• _Problem to work on_:
The line containing "0.045, 0.045, 0.040, 0.045, 0.040, 0.040, 0.040, 0.040, 0.040]" marks the end: extract everything from the first line of the data through that line, exactly, with no pictures.

====== Entries provided ======

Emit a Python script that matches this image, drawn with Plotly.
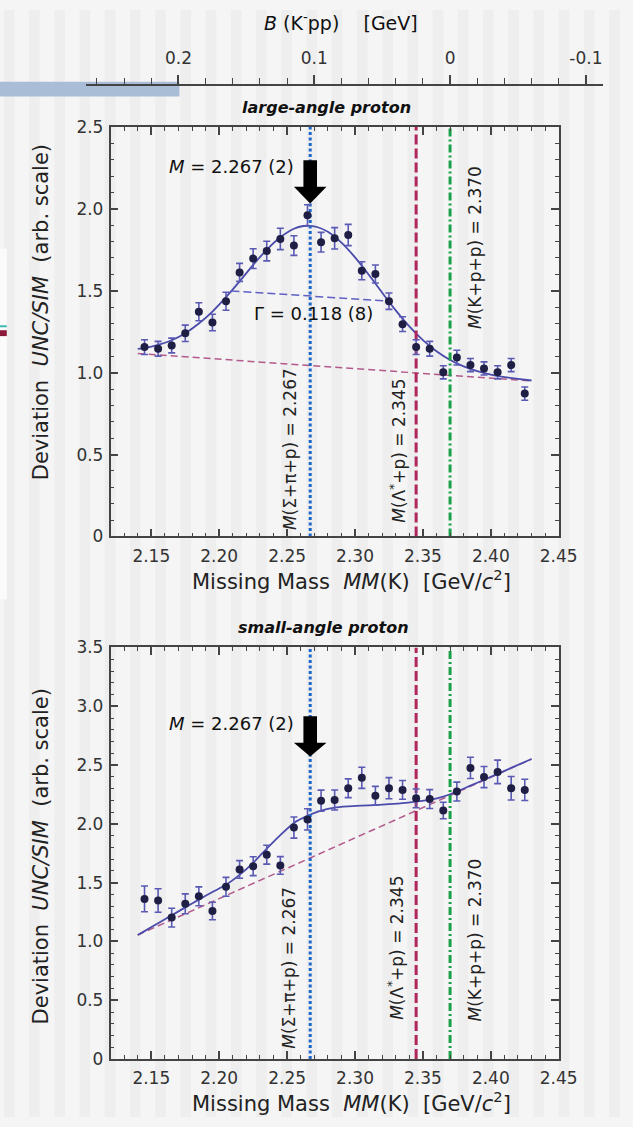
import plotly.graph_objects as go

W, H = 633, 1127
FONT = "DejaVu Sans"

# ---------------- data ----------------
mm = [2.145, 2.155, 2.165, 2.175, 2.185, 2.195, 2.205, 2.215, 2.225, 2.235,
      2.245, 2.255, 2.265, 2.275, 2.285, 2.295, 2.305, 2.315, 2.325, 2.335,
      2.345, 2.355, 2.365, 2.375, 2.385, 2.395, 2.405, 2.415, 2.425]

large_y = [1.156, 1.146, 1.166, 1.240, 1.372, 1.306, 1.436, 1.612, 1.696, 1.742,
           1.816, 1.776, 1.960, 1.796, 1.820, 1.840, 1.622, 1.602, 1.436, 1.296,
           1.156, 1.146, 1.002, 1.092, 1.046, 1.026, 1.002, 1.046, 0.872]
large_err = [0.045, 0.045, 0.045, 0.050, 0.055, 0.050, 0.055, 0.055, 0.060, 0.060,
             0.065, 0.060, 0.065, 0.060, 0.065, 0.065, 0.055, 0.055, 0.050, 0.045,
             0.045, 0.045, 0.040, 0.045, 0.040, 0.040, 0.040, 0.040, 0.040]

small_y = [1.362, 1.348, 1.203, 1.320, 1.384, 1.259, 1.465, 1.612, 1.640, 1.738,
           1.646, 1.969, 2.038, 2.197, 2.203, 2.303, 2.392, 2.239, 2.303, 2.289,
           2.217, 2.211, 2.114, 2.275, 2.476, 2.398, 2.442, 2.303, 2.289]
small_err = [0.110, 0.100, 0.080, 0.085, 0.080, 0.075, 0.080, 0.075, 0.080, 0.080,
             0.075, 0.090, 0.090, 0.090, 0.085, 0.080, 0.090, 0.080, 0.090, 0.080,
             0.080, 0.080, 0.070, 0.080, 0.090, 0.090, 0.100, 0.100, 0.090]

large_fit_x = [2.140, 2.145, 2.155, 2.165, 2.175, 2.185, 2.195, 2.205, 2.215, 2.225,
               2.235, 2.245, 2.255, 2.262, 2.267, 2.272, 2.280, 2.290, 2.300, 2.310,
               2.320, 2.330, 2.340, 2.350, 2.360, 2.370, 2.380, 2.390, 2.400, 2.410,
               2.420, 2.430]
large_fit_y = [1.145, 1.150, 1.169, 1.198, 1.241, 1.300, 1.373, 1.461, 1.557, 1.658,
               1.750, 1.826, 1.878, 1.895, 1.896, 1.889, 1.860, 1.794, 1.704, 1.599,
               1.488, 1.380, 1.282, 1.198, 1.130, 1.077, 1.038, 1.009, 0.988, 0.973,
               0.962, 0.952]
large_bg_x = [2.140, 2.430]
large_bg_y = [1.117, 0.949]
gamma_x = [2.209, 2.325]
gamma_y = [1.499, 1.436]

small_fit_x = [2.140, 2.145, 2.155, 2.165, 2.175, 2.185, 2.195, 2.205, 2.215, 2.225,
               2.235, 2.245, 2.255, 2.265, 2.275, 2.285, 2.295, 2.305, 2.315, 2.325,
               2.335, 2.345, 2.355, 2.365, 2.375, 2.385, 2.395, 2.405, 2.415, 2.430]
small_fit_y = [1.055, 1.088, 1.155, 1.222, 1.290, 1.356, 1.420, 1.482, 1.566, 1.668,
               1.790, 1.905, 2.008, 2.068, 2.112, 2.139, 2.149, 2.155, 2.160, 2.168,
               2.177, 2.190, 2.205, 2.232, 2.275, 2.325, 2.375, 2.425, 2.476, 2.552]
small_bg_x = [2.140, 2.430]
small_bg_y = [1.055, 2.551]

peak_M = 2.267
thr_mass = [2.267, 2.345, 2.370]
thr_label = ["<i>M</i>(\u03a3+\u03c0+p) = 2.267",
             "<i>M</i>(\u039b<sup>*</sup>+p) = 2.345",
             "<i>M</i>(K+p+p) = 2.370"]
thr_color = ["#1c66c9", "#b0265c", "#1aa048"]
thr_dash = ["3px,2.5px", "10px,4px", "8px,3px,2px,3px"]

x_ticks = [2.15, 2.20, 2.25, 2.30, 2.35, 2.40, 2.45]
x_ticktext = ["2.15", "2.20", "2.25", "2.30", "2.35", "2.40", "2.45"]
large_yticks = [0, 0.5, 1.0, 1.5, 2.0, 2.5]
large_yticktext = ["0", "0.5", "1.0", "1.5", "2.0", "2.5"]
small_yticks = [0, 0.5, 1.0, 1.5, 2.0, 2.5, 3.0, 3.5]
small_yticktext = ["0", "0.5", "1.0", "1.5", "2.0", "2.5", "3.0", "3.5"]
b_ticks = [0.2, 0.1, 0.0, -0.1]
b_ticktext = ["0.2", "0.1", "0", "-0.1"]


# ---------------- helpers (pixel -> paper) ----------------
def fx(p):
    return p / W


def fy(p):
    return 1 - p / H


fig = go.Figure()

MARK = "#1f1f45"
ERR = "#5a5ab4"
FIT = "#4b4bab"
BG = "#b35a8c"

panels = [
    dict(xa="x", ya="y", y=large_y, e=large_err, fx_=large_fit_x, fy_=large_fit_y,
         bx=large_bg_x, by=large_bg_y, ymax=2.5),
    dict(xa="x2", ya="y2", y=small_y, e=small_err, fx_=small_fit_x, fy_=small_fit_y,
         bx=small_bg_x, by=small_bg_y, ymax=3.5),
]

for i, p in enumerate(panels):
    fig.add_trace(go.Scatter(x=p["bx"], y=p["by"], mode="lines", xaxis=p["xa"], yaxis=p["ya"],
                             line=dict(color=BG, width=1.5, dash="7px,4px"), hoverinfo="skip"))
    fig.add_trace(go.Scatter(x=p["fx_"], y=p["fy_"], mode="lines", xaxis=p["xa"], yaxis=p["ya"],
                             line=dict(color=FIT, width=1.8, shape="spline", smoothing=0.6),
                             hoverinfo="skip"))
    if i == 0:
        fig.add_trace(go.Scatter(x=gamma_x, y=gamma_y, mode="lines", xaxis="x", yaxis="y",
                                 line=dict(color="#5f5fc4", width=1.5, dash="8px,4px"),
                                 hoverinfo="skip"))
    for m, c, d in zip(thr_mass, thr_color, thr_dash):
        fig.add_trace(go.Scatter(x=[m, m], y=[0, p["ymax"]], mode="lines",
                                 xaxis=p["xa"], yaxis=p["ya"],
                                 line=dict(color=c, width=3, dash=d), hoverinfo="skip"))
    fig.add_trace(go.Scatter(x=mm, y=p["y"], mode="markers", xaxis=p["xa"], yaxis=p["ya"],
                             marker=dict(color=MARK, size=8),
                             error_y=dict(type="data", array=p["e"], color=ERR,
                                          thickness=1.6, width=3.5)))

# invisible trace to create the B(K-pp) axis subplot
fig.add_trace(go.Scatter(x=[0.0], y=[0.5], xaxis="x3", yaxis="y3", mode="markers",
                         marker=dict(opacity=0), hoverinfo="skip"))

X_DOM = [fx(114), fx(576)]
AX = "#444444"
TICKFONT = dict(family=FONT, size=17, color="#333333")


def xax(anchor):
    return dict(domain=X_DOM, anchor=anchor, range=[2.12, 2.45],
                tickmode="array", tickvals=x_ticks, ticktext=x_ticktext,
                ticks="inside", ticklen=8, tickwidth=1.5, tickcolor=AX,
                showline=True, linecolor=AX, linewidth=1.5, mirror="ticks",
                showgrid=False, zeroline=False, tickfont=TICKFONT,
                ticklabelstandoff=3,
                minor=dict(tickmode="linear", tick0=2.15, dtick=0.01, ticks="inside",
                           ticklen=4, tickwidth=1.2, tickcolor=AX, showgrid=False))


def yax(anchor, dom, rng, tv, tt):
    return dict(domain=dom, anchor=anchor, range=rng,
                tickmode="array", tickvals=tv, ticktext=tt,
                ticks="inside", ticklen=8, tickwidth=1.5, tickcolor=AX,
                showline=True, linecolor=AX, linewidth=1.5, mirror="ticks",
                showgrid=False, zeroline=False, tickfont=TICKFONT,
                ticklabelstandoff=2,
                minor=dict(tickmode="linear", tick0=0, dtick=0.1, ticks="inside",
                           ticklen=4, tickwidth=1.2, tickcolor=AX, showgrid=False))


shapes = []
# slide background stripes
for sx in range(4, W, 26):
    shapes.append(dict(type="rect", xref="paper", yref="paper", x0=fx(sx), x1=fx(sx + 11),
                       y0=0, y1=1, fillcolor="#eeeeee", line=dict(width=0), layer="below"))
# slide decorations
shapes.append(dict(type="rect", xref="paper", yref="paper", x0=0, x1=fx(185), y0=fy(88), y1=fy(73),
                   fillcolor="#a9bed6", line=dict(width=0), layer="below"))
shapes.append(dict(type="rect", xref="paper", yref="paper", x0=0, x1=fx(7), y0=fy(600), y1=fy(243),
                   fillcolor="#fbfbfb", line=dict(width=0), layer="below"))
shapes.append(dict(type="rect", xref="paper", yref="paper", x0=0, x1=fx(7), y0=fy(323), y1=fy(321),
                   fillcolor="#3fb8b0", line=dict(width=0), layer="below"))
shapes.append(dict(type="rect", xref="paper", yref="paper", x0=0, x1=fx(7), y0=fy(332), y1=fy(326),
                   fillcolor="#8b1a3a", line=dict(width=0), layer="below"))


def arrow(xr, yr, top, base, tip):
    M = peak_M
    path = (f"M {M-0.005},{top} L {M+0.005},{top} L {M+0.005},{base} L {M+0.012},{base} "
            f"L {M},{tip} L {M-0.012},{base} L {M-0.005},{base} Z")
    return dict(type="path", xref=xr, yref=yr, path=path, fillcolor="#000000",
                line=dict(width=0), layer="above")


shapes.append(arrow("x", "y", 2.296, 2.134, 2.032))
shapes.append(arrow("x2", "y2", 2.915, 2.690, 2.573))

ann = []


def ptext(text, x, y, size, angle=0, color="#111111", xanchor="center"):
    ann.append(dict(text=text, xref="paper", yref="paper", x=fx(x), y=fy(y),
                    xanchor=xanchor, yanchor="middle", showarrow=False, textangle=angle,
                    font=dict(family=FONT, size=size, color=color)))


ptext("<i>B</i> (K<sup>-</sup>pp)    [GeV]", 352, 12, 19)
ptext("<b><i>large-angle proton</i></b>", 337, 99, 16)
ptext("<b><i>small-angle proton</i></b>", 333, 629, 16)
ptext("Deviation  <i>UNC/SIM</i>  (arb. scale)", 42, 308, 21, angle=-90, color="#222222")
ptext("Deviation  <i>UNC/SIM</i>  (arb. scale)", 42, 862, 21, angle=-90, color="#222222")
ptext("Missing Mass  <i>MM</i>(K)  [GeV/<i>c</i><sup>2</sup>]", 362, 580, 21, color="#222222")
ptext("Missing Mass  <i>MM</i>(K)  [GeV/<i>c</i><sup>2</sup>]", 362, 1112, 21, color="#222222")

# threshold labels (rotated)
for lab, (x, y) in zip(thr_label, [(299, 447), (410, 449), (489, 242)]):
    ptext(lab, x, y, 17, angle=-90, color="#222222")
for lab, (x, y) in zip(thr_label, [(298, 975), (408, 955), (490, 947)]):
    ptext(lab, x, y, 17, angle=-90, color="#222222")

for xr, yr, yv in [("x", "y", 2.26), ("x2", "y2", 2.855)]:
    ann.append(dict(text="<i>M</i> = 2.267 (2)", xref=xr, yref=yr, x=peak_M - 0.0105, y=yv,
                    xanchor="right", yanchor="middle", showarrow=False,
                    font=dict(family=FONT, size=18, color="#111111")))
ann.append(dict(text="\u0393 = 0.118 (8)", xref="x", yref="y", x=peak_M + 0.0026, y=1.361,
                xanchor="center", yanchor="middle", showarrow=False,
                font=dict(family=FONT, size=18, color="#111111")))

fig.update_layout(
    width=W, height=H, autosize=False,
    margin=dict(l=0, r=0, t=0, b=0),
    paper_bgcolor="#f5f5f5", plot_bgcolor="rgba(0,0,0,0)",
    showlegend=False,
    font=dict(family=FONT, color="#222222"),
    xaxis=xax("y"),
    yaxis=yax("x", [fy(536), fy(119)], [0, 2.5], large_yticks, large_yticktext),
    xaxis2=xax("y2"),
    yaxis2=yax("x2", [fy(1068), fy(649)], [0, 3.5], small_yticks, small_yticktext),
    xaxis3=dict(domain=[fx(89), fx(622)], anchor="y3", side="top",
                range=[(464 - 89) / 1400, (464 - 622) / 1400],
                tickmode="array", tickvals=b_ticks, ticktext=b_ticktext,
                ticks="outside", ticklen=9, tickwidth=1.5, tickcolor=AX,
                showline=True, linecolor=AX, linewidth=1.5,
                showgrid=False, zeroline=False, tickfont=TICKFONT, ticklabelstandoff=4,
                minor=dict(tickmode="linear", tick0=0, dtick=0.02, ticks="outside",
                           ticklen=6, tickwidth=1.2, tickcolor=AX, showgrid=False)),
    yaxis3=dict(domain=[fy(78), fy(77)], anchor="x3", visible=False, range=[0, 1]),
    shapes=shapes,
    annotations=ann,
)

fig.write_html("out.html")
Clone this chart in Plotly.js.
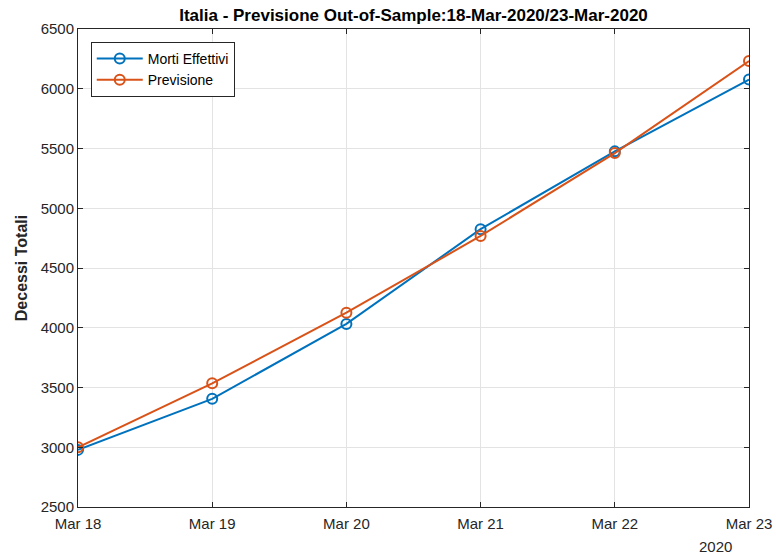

======

• _Answer to the task_:
Emit a Python script that matches this image, drawn with Plotly.
import plotly.graph_objects as go

W, H = 633, 1127
FONT = "DejaVu Sans"

# ---------------- data ----------------
mm = [2.145, 2.155, 2.165, 2.175, 2.185, 2.195, 2.205, 2.215, 2.225, 2.235,
      2.245, 2.255, 2.265, 2.275, 2.285, 2.295, 2.305, 2.315, 2.325, 2.335,
      2.345, 2.355, 2.365, 2.375, 2.385, 2.395, 2.405, 2.415, 2.425]

large_y = [1.156, 1.146, 1.166, 1.240, 1.372, 1.306, 1.436, 1.612, 1.696, 1.742,
           1.816, 1.776, 1.960, 1.796, 1.820, 1.840, 1.622, 1.602, 1.436, 1.296,
           1.156, 1.146, 1.002, 1.092, 1.046, 1.026, 1.002, 1.046, 0.872]
large_err = [0.045, 0.045, 0.045, 0.050, 0.055, 0.050, 0.055, 0.055, 0.060, 0.060,
             0.065, 0.060, 0.065, 0.060, 0.065, 0.065, 0.055, 0.055, 0.050, 0.045,
             0.045, 0.045, 0.040, 0.045, 0.040, 0.040, 0.040, 0.040, 0.040]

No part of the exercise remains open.